The youngest Son of King Aethewulf of Wessex, Alfred was his second Son to claim the throne (his older Brother Aethlred I died). The Early years of his reign were taken up by the struggle (for his and his reign's very existence) – with The Great Danish Army. This culminated in the near collapse of Wessex after a surprise attack on his Manor House in 878 A.D. - almost ended with his death! His Army and Kingdom in shambles, Alfred hid in the marshes of Somerset. Their, Alfred gathered what was left of his Army and re-trained them in more “gritty tactics”. This was never more clear than his defeat of The Danes at The Battle of Edington. Surrendered, The Danish King was baptized into the Christian Faith (after which he promptly withdrew his forces).
Alfred began to reorganize his defenses of Wales. Creating a series of Burgh Defensive Structures – Alfred also created a makeshift Navy to engage future Viking attacks at sea. Developing diplomatic ties with The Kingdom of Mercia, Alfred married off his daughter to The King of Mercia. Alfred was known by now as the only English ruler NOT under Norse Authority. In 886 A.D. Alfred and his Armies advanced on The Danes in London and recaptured the City. In a good spot, Alfred's years of preparation were finally about to be tested.
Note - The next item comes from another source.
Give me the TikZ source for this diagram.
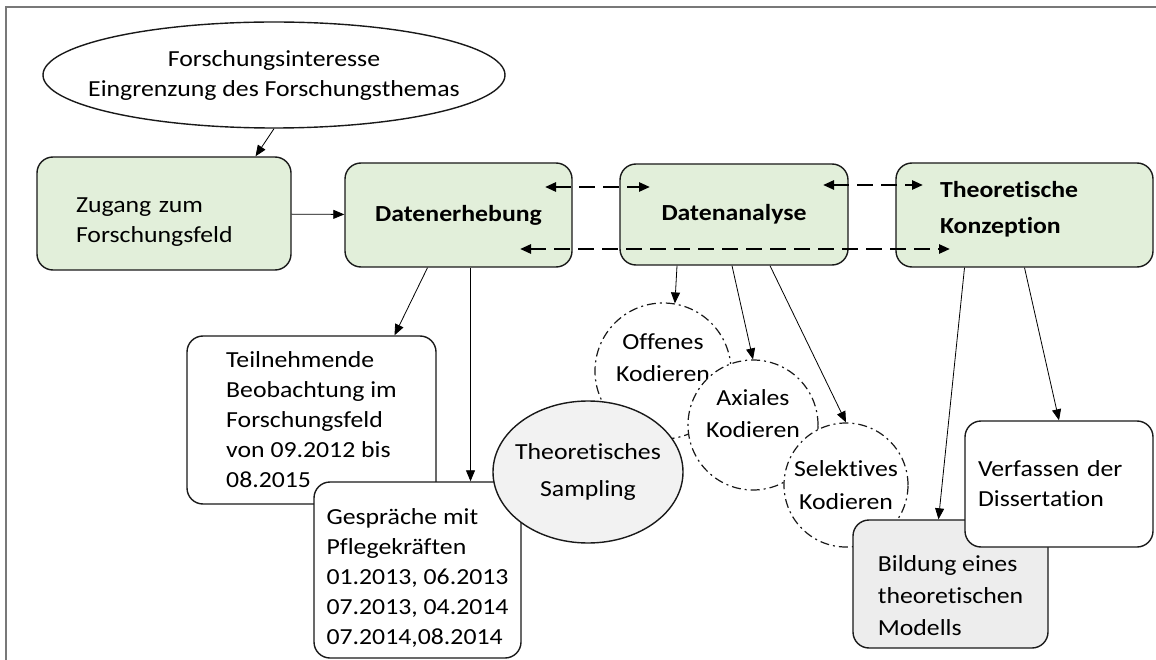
\documentclass[tikz,border=0pt]{standalone}
\usepackage{fontspec}
\setmainfont{Carlito}[FakeStretch=1.12, Ligatures=NoCommon]
\usepackage{xcolor}
\usepackage{tikz}
\usetikzlibrary{shapes.geometric}
\usetikzlibrary{arrows.meta}
\definecolor{boxgreen}{RGB}{226,239,218}
\definecolor{samplegray}{RGB}{242,242,242}
\definecolor{modelgray}{RGB}{237,237,237}
\definecolor{framegray}{RGB}{120,120,120}
% strut to move a text block down (first line) or up (last line)
\newcommand{\lowertext}[1]{\rule{0pt}{#1}}
\newcommand{\raisetext}[1]{\rule[-#1]{0pt}{#1}}

\begin{document}
\begin{tikzpicture}[x=1pt, y=-1pt, font=\fontsize{23}{30}\selectfont,
	every node/.style={draw=black!90, line width=1.4pt, inner sep=0pt, align=left},
	box/.style={rectangle, rounded corners=16pt},
	ring/.style={circle, fill=white, line width=1.2pt, dash pattern=on 9pt off 4pt on 2pt off 4pt, align=center},
	>={Triangle[length=11pt,width=9pt]}]
	\useasboundingbox (0,0) rectangle (1156,660);
	\draw[framegray, line width=1.5pt] (1156,7) -- (6,7) -- (6,660);
	% Nodes
	\node[ellipse, minimum width=462pt, minimum height=106pt, inner xsep=-40pt, align=center] (1) at (274,75) {Forschungsinteresse\\Eingrenzung des Forschungsthemas};
	\node[box, fill=boxgreen, text width=176pt, inner xsep=39pt, minimum height=113pt] (2) at (164,213.5) {\lowertext{31pt}Zugang zum\\Forschungsfeld};
	\node[box, fill=boxgreen, minimum width=227pt, minimum height=104pt] (3) at (458.5,215) {\textbf{Datenerhebung}};
	\node[box, fill=boxgreen, minimum width=228pt, minimum height=101pt] (4) at (734,214.5) {\textbf{Datenanalyse}};
	\node[box, fill=boxgreen, text width=169pt, inner xsep=44pt, minimum height=104pt] (5) at (1024.5,215) {\textbf{Theoretische}\\[6pt]\textbf{Konzeption}\raisetext{15pt}};
	\node[box, fill=white, minimum width=249pt, minimum height=168pt] (6) at (311.5,420) {Teilnehmende\\Beobachtung im\\Forschungsfeld\\von 09.2012 bis\\08.2015};
	\node[box, fill=white, minimum width=207pt, minimum height=176pt] (7) at (417.5,570) {\lowertext{32pt}Gespräche mit\\Pflegekräften\\01.2013, 06.2013\\07.2013, 04.2014\\07.2014,08.2014};
	\node[ring, minimum size=136pt] (8) at (663,371) {Offenes\\[2pt]Kodieren\raisetext{26pt}};
	\node[ring, minimum size=130pt] (9) at (753,425) {Axiales\\[2pt]Kodieren\raisetext{22pt}};
	\node[ring, minimum size=124pt] (10) at (846,485) {Selektives\\[3pt]Kodieren};
	\node[ellipse, fill=samplegray, minimum width=190pt, minimum height=142pt, inner xsep=-12pt, align=center] (11) at (588,472) {Theoretisches\\[7pt]Sampling};
	\node[box, fill=modelgray, minimum width=195pt, minimum height=128pt] (12) at (950.5,584) {\lowertext{40pt}Bildung eines\\[2pt]theoretischen\\[2pt]Modells};
	\node[box, fill=white, text width=162pt, inner xsep=13pt, minimum height=126pt] (13) at (1059,484) {Verfassen der\\Dissertation};
	% Ends of the dashed arrows
	\coordinate (a1) at (545,187);
	\coordinate (a2) at (650,187);
	\coordinate (b1) at (823,185);
	\coordinate (b2) at (923,185);
	\coordinate (c1) at (520,249);
	\coordinate (c2) at (950,249);
	% Edges
	\draw[->, line width=0.8pt] (1.south) -- (2.32);
	\draw[->, line width=0.8pt] (2) -- (3);
	\draw[->, line width=0.8pt] ([xshift=-31pt]3.south) -- ([xshift=83pt]6.north);
	\draw[->, line width=0.8pt] ([xshift=12pt]3.south) -- ([xshift=53pt]7.north);
	\draw[->, line width=0.8pt] ([xshift=-57pt]4.south) -- (8.80);
	\draw[->, line width=0.8pt] ([xshift=-2pt]4.south) -- (9.north);
	\draw[->, line width=0.8pt] ([xshift=36pt]4.south) -- (10.north);
	\draw[->, line width=0.8pt] ([xshift=-60pt]5.south) -- ([xshift=-12pt]12.north);
	\draw[->, line width=0.8pt] (5.south) -- (13.north);
	% Dashed arrows
	\draw[<->, line width=2.5pt, dash pattern=on 16pt off 8pt] (a1) -- (a2);
	\draw[<->, line width=2.5pt, dash pattern=on 16pt off 8pt] (b1) -- (b2);
	\draw[<->, line width=2.5pt, dash pattern=on 16pt off 8pt] (c1) -- (c2);
\end{tikzpicture}
\end{document}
In 892 A.D., a large Viking Army from Francia landed in England. Alfred and his Army resorted to “Guerilla” warfare to attack and harass the vastly superior Viking Force. Slowing them down so that they could not resupply, Alfred was able to break them up by 896 A.D. Devoutly religious, Alfred felt that The Viking attacks were a “punishment from God” for England's “laxity towards it practice of religion”. Any form of organization or standardization was lacking any direction from The Church. Alfred began to institute education reforms to make becoming a Clergy more difficult. Alfred also had a keen sense of history and was responsible for “starting” the famed “Anglo-Saxon Chronicles”.
Although many think that his title “The Great” was given to him during his lifetime, it wasn't. The term appears in a general form in a 12th Century biography of Alfred. It's actual use of “The Great” developed in the 16th Century. Alfred is still the only English King to be granted such a title. Alfred died in 899 A.D.